Casarotti aponta que, neste momento, o que mais o deixa aflito é o “quão o balde está cheio”, e não o “tamanho da tempestade”.
“O que mais nos preocupa em uma potencial terceira onda é a alta taxa de ocupações dos hospitais. Na prática, para cada paciente Covid que tem alta, a gente tem um paciente não Covid entrando. Aí a pessoa fala: ‘Ah, mas tem espaço ainda’. Mas hospital não é hotel. Não pode ficar com 90% de ocupação; não pode ter o risco de o cidadão chegar e não ter vaga”, frisa.
“Mesmo que não venha um temporal de casos de Covid-19, se começa a chover com o balde cheio, a chance de derramar é maior”, complementa o presidente da Abramge, ao Metrópoles.
Dados publicados na última sexta-feira (4/6) no Boletim do Observatório Covid-19 (leia aqui) da Fundação Oswaldo Cruz (Fiocruz) mostram que 19 estados e o Distrito Federal apresentam taxa de ocupação de leitos de UTIs superiores a 80%, nível considerado crítico, e outros seis em alerta médio.
Desse total, 11 unidades federativas (UFs) ultrapassam a trágica marca de 90% de ocupação. São elas: Santa Catarina, Paraná, Mato Grosso do Sul, Mato Grosso, Distrito Federal, Tocantins, Ceará, Rio Grande do Norte, Pernambuco, Alagoas e Sergipe.
A diretora-presidente da Associação de Medicina Intensiva Brasileira (Amib), Suzana Lobo, se diz preocupada com a evolução da pandemia e também destaca a alta taxa de ocupação de leitos. Ela alerta para a “pressão pós-feriado” – na quinta-feira (3/6), foi celebrado o Corpus Christi pela igreja Católica, e várias pessoas emendaram o feriadão.

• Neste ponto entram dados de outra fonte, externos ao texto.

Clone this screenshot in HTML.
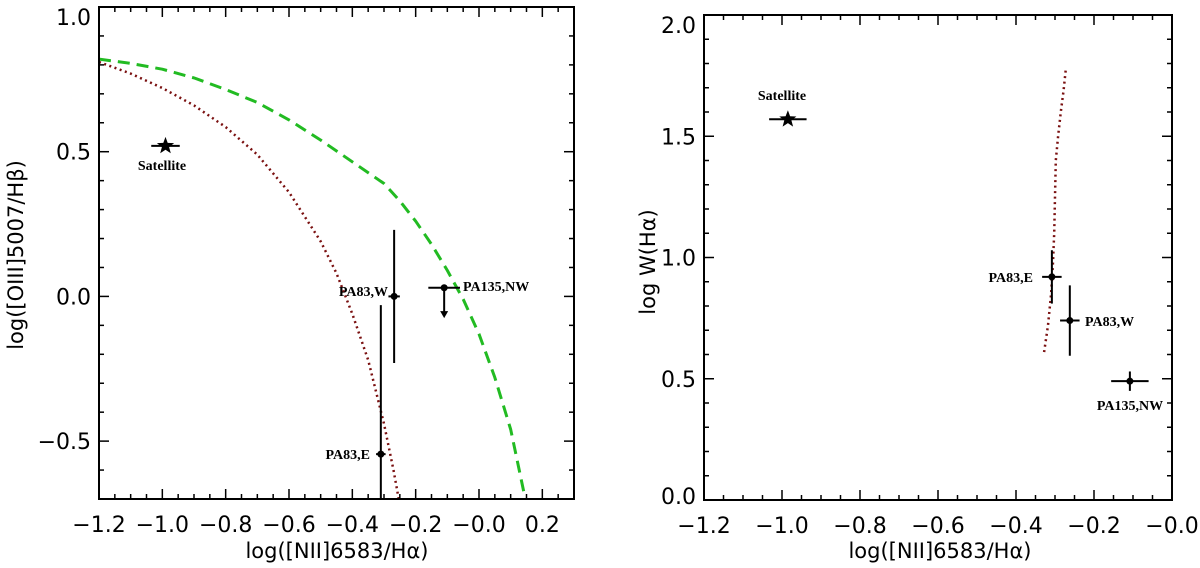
<!DOCTYPE html>
<html>
<head>
<meta charset="utf-8">
<style>
  html,body{margin:0;padding:0;background:#fff;}
  svg{display:block;}
  .tick{font-family:"DejaVu Sans","Liberation Sans",sans-serif;font-size:22px;fill:#000;}
  .ttl{font-family:"DejaVu Sans","Liberation Sans",sans-serif;font-size:21px;fill:#000;}
  .lbl{font-family:"Liberation Serif",serif;font-weight:bold;font-size:14px;fill:#000;}
</style>
</head>
<body>
<svg id="chart" width="1200" height="568" viewBox="0 0 1200 568" xmlns="http://www.w3.org/2000/svg">
  <g id="left"></g>
  <g id="right"></g>
</svg>
<script>
// ---- Left panel data ----
const leftXTicks = [-1.2, -1.0, -0.8, -0.6, -0.4, -0.2, 0.0, 0.2];
const leftXTickLabels = ["\u22121.2", "\u22121.0", "\u22120.8", "\u22120.6", "\u22120.4", "\u22120.2", "\u22120.0", "0.2"];
const leftYTicks = [-0.5, 0.0, 0.5, 1.0];
const leftYTickLabels = ["\u22120.5", "0.0", "0.5", "1.0"];
const leftNames = ["Satellite", "PA83,W", "PA135,NW", "PA83,E"];
const leftX = [-0.99, -0.268, -0.11, -0.31];
const leftY = [0.52, 0.0, 0.03, -0.545];
const leftXErr = [0.045, 0.018, 0.05, 0.015];
const leftYErrHi = [0, 0.23, 0, 0.515];
const leftYErrLo = [0, 0.23, 0, 0.3];
const leftUpperLimit = [false, false, true, false];
const kewleyX = [-1.2, -1.1, -1.0, -0.9, -0.8, -0.7, -0.6, -0.5, -0.4, -0.3, -0.25, -0.2, -0.15, -0.1, -0.05, 0.0, 0.05, 0.1, 0.15];
const kewleyY = [0.82, 0.805, 0.785, 0.755, 0.715, 0.67, 0.61, 0.54, 0.465, 0.39, 0.33, 0.26, 0.18, 0.09, -0.01, -0.13, -0.28, -0.46, -0.72];
const kauffX = [-1.2, -1.1, -1.0, -0.9, -0.8, -0.7, -0.6, -0.5, -0.45, -0.4, -0.35, -0.3, -0.27, -0.25];
const kauffY = [0.81, 0.77, 0.72, 0.66, 0.585, 0.49, 0.36, 0.19, 0.08, -0.06, -0.22, -0.44, -0.6, -0.72];

// ---- Right panel data ----
const rightXTicks = [-1.2, -1.0, -0.8, -0.6, -0.4, -0.2, 0.0];
const rightXTickLabels = ["\u22121.2", "\u22121.0", "\u22120.8", "\u22120.6", "\u22120.4", "\u22120.2", "\u22120.0"];
const rightYTicks = [0.0, 0.5, 1.0, 1.5, 2.0];
const rightYTickLabels = ["0.0", "0.5", "1.0", "1.5", "2.0"];
const rightNames = ["Satellite", "PA83,E", "PA83,W", "PA135,NW"];
const rightX = [-0.985, -0.308, -0.262, -0.108];
const rightY = [1.57, 0.92, 0.74, 0.49];
const rightXErr = [0.048, 0.025, 0.025, 0.048];
const rightYErr = [0, 0.11, 0.145, 0.04];
const rightCurveX = [-0.328, -0.318, -0.31, -0.305, -0.302, -0.3, -0.298, -0.292, -0.285, -0.278, -0.272];
const rightCurveY = [0.61, 0.72, 0.85, 0.98, 1.1, 1.25, 1.4, 1.5, 1.6, 1.69, 1.78];

const NS = "http://www.w3.org/2000/svg";
function mk(parent, tag, attrs, text) {
  const el = document.createElementNS(NS, tag);
  for (const k in attrs) el.setAttribute(k, attrs[k]);
  if (text !== undefined) el.textContent = text;
  parent.appendChild(el);
  return el;
}
function scale(d0, d1, r0, r1) { return v => r0 + (v - d0) / (d1 - d0) * (r1 - r0); }

function drawAxes(g, sx, sy, box, xTicks, xLabels, yTicks, yLabels, xMinor, yMinor, xr, yr) {
  const frame = mk(g, "rect", {x: box.l, y: box.t, width: box.r - box.l, height: box.b - box.t, fill: "none", stroke: "#000", "stroke-width": 2});
  
  
  const tg = mk(g, "g", {});
  
  
  for (let v = xr[0]; v <= xr[1] + 1e-9; v += xMinor) {
    const x = sx(v);
    const isMajor = xTicks.some(t => Math.abs(t - v) < 1e-6);
    const len = isMajor ? 10 : 5;
    mk(tg, "line", {x1: x, x2: x, y1: box.b, y2: box.b - len, stroke: "#000", "stroke-width": 1.5});
    mk(tg, "line", {x1: x, x2: x, y1: box.t, y2: box.t + len, stroke: "#000", "stroke-width": 1.5});
  }
  for (let v = yr[0]; v <= yr[1] + 1e-9; v += yMinor) {
    const y = sy(v);
    const isMajor = yTicks.some(t => Math.abs(t - v) < 1e-6);
    const len = isMajor ? 10 : 5;
    mk(tg, "line", {x1: box.l, x2: box.l + len, y1: y, y2: y, stroke: "#000", "stroke-width": 1.5});
    mk(tg, "line", {x1: box.r, x2: box.r - len, y1: y, y2: y, stroke: "#000", "stroke-width": 1.5});
  }
  xTicks.forEach((v, i) => {
    const t = mk(g, "text", {x: sx(v), y: box.b + 33, "text-anchor": "middle", class: "tick"}, xLabels[i]);
    
    
  });
  yTicks.forEach((v, i) => {
    let cy = sy(v);
    cy = Math.max(box.t + 10, Math.min(box.b - 4, cy));
    const t = mk(g, "text", {x: box.l - 8, y: cy + 8, "text-anchor": "end", class: "tick"}, yLabels[i]);
    
    
  });
}

function curve(g, sx, sy, xs, ys, attrs, name) {
  const d = xs.map((x, i) => (i ? "L" : "M") + sx(x).toFixed(1) + "," + sy(ys[i]).toFixed(1)).join("");
  const p = mk(g, "path", Object.assign({d: d, fill: "none", "stroke-linejoin": "round"}, attrs));
  
  
}

function star(g, cx, cy, r) {
  let pts = [];
  for (let i = 0; i < 10; i++) {
    const a = -Math.PI / 2 + i * Math.PI / 5;
    const rr = i % 2 ? r * 0.42 : r;
    pts.push((cx + rr * Math.cos(a)).toFixed(1) + "," + (cy + rr * Math.sin(a)).toFixed(1));
  }
  const s = mk(g, "polygon", {points: pts.join(" "), fill: "#000"});
  
  
}

// ---------- LEFT ----------
(function () {
  const g = document.getElementById("left");
  const box = {l: 99, r: 574, t: 7, b: 499};
  const sx = scale(-1.2, 0.3, box.l, box.r);
  const sy = scale(-0.7, 1.0, box.b, box.t);
  const defs = mk(g, "defs", {});
  mk(mk(defs, "clipPath", {id: "clipL"}), "rect", {x: box.l, y: box.t, width: box.r - box.l, height: box.b - box.t});
  const cg = mk(g, "g", {"clip-path": "url(#clipL)"});
  
  
  curve(cg, sx, sy, kewleyX, kewleyY, {stroke: "#22bb22", "stroke-width": 3, "stroke-dasharray": "12,7"}, "kewley-max-starburst-line");
  curve(cg, sx, sy, kauffX, kauffY, {stroke: "#7a1010", "stroke-width": 2.5, "stroke-dasharray": "2,3.5"}, "kauffmann-line");
  leftNames.forEach((n, i) => {
    const pg = mk(cg, "g", {});
    
    
    const x = sx(leftX[i]), y = sy(leftY[i]);
    mk(pg, "line", {x1: sx(leftX[i] - leftXErr[i]), x2: sx(leftX[i] + leftXErr[i]), y1: y, y2: y, stroke: "#000", "stroke-width": 2});
    if (leftYErrHi[i] > 0 || leftYErrLo[i] > 0)
      mk(pg, "line", {x1: x, x2: x, y1: sy(leftY[i] + leftYErrHi[i]), y2: sy(leftY[i] - leftYErrLo[i]), stroke: "#000", "stroke-width": 2});
    if (leftUpperLimit[i]) {
      const yt = sy(leftY[i] - 0.105);
      mk(pg, "line", {x1: x, x2: x, y1: y, y2: yt - 4, stroke: "#000", "stroke-width": 2});
      mk(pg, "polygon", {points: `${x - 4},${yt - 7} ${x + 4},${yt - 7} ${x},${yt}`, fill: "#000"});
    }
    if (n === "Satellite") star(pg, x, y, 9);
    else mk(pg, "circle", {cx: x, cy: y, r: 3.5, fill: "#000"});
  });
  const lp = [
    ["Satellite", 162, 170, "middle"],
    ["PA83,W", 388, 296, "end"],
    ["PA135,NW", 463, 291, "start"],
    ["PA83,E", 370, 459, "end"]
  ];
  lp.forEach(l => {
    const t = mk(g, "text", {x: l[1], y: l[2], "text-anchor": l[3], class: "lbl"}, l[0]);
    
    
  });
  drawAxes(g, sx, sy, box, leftXTicks, leftXTickLabels, leftYTicks, leftYTickLabels, 0.05, 0.1, [-1.2, 0.3], [-0.7, 1.0]);
  const xt = mk(g, "text", {x: 337, y: 558, "text-anchor": "middle", class: "ttl"}, "log([NII]6583/H\u03b1)");
  
  
  const yt = mk(g, "text", {x: 0, y: 0, "text-anchor": "middle", class: "ttl", transform: "translate(23,255) rotate(-90)"}, "log([OIII]5007/H\u03b2)");
  
  
})();

// ---------- RIGHT ----------
(function () {
  const g = document.getElementById("right");
  const box = {l: 704, r: 1172, t: 15, b: 500};
  const sx = scale(-1.2, 0.0, box.l, box.r);
  const sy = scale(0.0, 2.0, box.b, box.t);
  curve(g, sx, sy, rightCurveX, rightCurveY, {stroke: "#7a1010", "stroke-width": 2.5, "stroke-dasharray": "2,3.5"}, "demarcation-line");
  rightNames.forEach((n, i) => {
    const pg = mk(g, "g", {});
    
    
    const x = sx(rightX[i]), y = sy(rightY[i]);
    mk(pg, "line", {x1: sx(rightX[i] - rightXErr[i]), x2: sx(rightX[i] + rightXErr[i]), y1: y, y2: y, stroke: "#000", "stroke-width": 2});
    if (rightYErr[i] > 0)
      mk(pg, "line", {x1: x, x2: x, y1: sy(rightY[i] + rightYErr[i]), y2: sy(rightY[i] - rightYErr[i]), stroke: "#000", "stroke-width": 2});
    if (n === "Satellite") star(pg, x, y, 9);
    else mk(pg, "circle", {cx: x, cy: y, r: 3.5, fill: "#000"});
  });
  const lp = [
    ["Satellite", 782, 100, "middle"],
    ["PA83,E", 1033, 282, "end"],
    ["PA83,W", 1085, 326, "start"],
    ["PA135,NW", 1130, 410, "middle"]
  ];
  lp.forEach(l => {
    const t = mk(g, "text", {x: l[1], y: l[2], "text-anchor": l[3], class: "lbl"}, l[0]);
    
    
  });
  drawAxes(g, sx, sy, box, rightXTicks, rightXTickLabels, rightYTicks, rightYTickLabels, 0.05, 0.1, [-1.2, 0.0], [0.0, 2.0]);
  const xt = mk(g, "text", {x: 940, y: 558, "text-anchor": "middle", class: "ttl"}, "log([NII]6583/H\u03b1)");
  
  
  const yt = mk(g, "text", {x: 0, y: 0, "text-anchor": "middle", class: "ttl", transform: "translate(655,262) rotate(-90)"}, "log  W(H\u03b1)");
  
  
})();
</script>
</body>
</html>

“Sempre após feriados prolongados, cerca de 10 a 14 dias depois, temos novamente a lotação das UTIs e a pressão sobre o sistema de saúde. Então, esse aumento do número de casos pós-feriados e, agora, com um agravante: o patamar de casos é alto, faltam drogas, como medicamentos analgésicos e sedativos, e o sistema já está sob grande estresse, sob grande pressão. Então, qualquer aumento pode ter um impacto muito ruim, levando à desassistência da população”, assinala a diretora-presidente da Amib.
De acordo com Suzana Lobo, os estoques de medicamentos estão em níveis bastantes críticos – apesar do “relaxamento” da pandemia – e, em várias regiões do país, são suficientes para apenas cinco dias.
“É muito preocupante que um aumento ainda maior da demanda por esses medicamentos pode agravar a falta de medicamentos na beira do leito, no cuidado dos pacientes. E há risco não só de falta de analgésicos e sedativos, mas temos também outros remédios e suplementos escassos, como antibióticos essenciais para tratar as complicações infecciosas bacterianas para quem fica longo tempo internado. Então, a situação vai ser mais frágil, porque os estoques de insumos vão ser pegos em um momento bastante crítico”, completa, ao Metrópoles.